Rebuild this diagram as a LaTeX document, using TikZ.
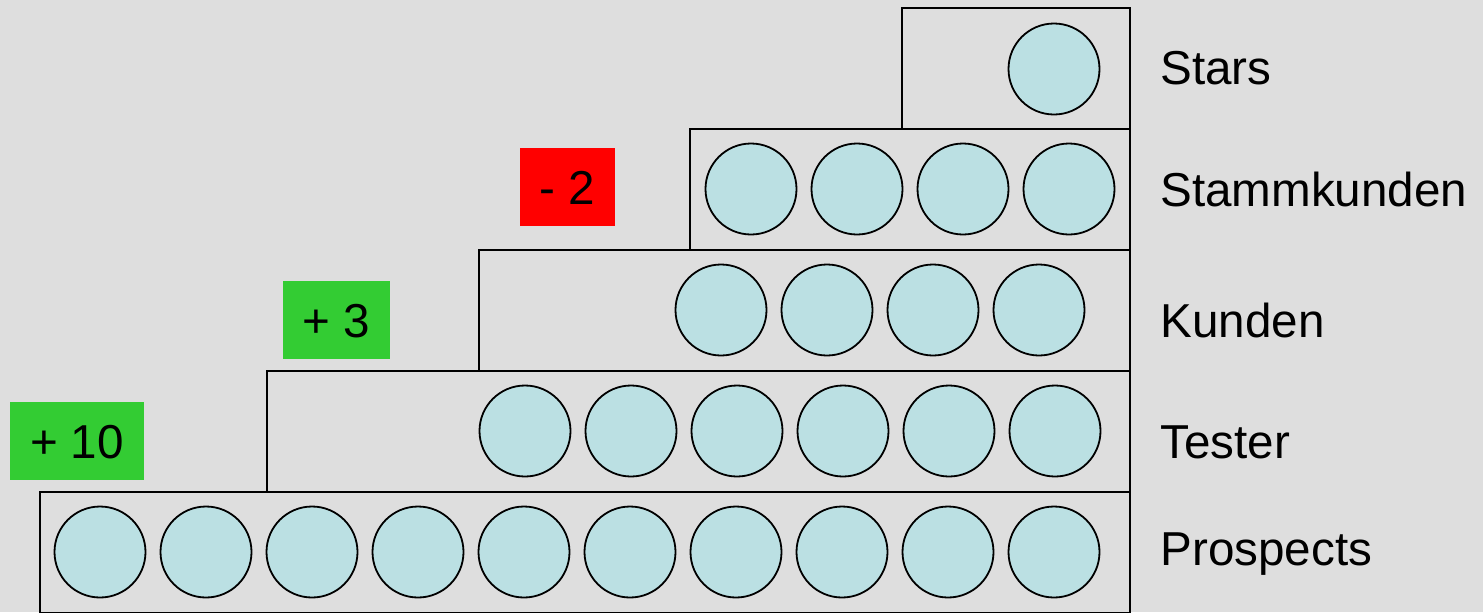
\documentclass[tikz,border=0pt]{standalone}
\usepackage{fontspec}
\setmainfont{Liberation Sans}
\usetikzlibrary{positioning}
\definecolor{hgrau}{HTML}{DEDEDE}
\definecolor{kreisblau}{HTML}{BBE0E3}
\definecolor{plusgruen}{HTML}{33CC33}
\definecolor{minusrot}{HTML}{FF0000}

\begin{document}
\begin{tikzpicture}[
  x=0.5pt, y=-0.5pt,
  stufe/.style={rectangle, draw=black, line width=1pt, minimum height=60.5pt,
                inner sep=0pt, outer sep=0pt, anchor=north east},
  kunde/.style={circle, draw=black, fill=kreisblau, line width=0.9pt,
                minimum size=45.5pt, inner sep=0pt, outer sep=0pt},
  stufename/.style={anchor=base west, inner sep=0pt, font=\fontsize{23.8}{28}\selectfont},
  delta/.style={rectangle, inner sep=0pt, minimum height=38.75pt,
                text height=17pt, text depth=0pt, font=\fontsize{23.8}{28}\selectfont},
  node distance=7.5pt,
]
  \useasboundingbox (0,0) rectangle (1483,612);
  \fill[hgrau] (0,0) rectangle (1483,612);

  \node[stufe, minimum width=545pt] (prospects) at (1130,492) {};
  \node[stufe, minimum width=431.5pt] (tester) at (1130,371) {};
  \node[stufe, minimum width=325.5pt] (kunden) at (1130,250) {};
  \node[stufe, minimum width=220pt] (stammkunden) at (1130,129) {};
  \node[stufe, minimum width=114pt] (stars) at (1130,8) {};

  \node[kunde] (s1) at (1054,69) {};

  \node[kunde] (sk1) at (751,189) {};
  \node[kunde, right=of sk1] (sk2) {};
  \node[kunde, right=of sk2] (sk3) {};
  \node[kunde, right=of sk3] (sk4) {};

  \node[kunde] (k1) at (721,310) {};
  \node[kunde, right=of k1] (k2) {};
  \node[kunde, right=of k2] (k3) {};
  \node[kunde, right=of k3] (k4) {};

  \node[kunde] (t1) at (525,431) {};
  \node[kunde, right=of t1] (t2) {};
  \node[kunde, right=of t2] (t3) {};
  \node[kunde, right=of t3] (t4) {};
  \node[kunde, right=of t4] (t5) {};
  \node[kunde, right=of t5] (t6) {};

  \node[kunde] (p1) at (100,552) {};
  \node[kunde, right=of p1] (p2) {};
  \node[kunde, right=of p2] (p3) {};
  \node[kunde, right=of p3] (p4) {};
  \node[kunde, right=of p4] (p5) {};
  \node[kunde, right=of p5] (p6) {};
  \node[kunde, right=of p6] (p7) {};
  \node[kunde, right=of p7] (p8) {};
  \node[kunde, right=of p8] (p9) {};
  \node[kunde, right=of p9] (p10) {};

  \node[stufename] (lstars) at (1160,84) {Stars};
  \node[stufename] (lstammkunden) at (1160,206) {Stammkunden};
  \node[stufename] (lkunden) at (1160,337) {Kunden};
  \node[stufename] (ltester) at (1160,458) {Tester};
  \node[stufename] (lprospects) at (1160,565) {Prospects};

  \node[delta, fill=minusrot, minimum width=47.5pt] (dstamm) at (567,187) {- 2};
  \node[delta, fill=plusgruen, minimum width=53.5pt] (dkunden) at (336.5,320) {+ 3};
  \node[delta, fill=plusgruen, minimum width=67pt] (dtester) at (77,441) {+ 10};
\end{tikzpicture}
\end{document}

▬▬▬▬▬▬

Directions for this task →
Extract the full listing exactly, with the pictures left out.

Task response →
Rebuild this diagram as a LaTeX document, using TikZ.
\documentclass[tikz,border=0pt]{standalone}
\usepackage{fontspec}
\setmainfont{Liberation Sans}
\usetikzlibrary{positioning}
\definecolor{hgrau}{HTML}{DEDEDE}
\definecolor{kreisblau}{HTML}{BBE0E3}
\definecolor{plusgruen}{HTML}{33CC33}
\definecolor{minusrot}{HTML}{FF0000}

\begin{document}
\begin{tikzpicture}[
  x=0.5pt, y=-0.5pt,
  stufe/.style={rectangle, draw=black, line width=1pt, minimum height=60.5pt,
                inner sep=0pt, outer sep=0pt, anchor=north east},
  kunde/.style={circle, draw=black, fill=kreisblau, line width=0.9pt,
                minimum size=45.5pt, inner sep=0pt, outer sep=0pt},
  stufename/.style={anchor=base west, inner sep=0pt, font=\fontsize{23.8}{28}\selectfont},
  delta/.style={rectangle, inner sep=0pt, minimum height=38.75pt,
                text height=17pt, text depth=0pt, font=\fontsize{23.8}{28}\selectfont},
  node distance=7.5pt,
]
  \useasboundingbox (0,0) rectangle (1483,612);
  \fill[hgrau] (0,0) rectangle (1483,612);

  \node[stufe, minimum width=545pt] (prospects) at (1130,492) {};
  \node[stufe, minimum width=431.5pt] (tester) at (1130,371) {};
  \node[stufe, minimum width=325.5pt] (kunden) at (1130,250) {};
  \node[stufe, minimum width=220pt] (stammkunden) at (1130,129) {};
  \node[stufe, minimum width=114pt] (stars) at (1130,8) {};

  \node[kunde] (s1) at (1054,69) {};

  \node[kunde] (sk1) at (751,189) {};
  \node[kunde, right=of sk1] (sk2) {};
  \node[kunde, right=of sk2] (sk3) {};
  \node[kunde, right=of sk3] (sk4) {};

  \node[kunde] (k1) at (721,310) {};
  \node[kunde, right=of k1] (k2) {};
  \node[kunde, right=of k2] (k3) {};
  \node[kunde, right=of k3] (k4) {};

  \node[kunde] (t1) at (525,431) {};
  \node[kunde, right=of t1] (t2) {};
  \node[kunde, right=of t2] (t3) {};
  \node[kunde, right=of t3] (t4) {};
  \node[kunde, right=of t4] (t5) {};
  \node[kunde, right=of t5] (t6) {};

  \node[kunde] (p1) at (100,552) {};
  \node[kunde, right=of p1] (p2) {};
  \node[kunde, right=of p2] (p3) {};
  \node[kunde, right=of p3] (p4) {};
  \node[kunde, right=of p4] (p5) {};
  \node[kunde, right=of p5] (p6) {};
  \node[kunde, right=of p6] (p7) {};
  \node[kunde, right=of p7] (p8) {};
  \node[kunde, right=of p8] (p9) {};
  \node[kunde, right=of p9] (p10) {};

  \node[stufename] (lstars) at (1160,84) {Stars};
  \node[stufename] (lstammkunden) at (1160,206) {Stammkunden};
  \node[stufename] (lkunden) at (1160,337) {Kunden};
  \node[stufename] (ltester) at (1160,458) {Tester};
  \node[stufename] (lprospects) at (1160,565) {Prospects};

  \node[delta, fill=minusrot, minimum width=47.5pt] (dstamm) at (567,187) {- 2};
  \node[delta, fill=plusgruen, minimum width=53.5pt] (dkunden) at (336.5,320) {+ 3};
  \node[delta, fill=plusgruen, minimum width=67pt] (dtester) at (77,441) {+ 10};
\end{tikzpicture}
\end{document}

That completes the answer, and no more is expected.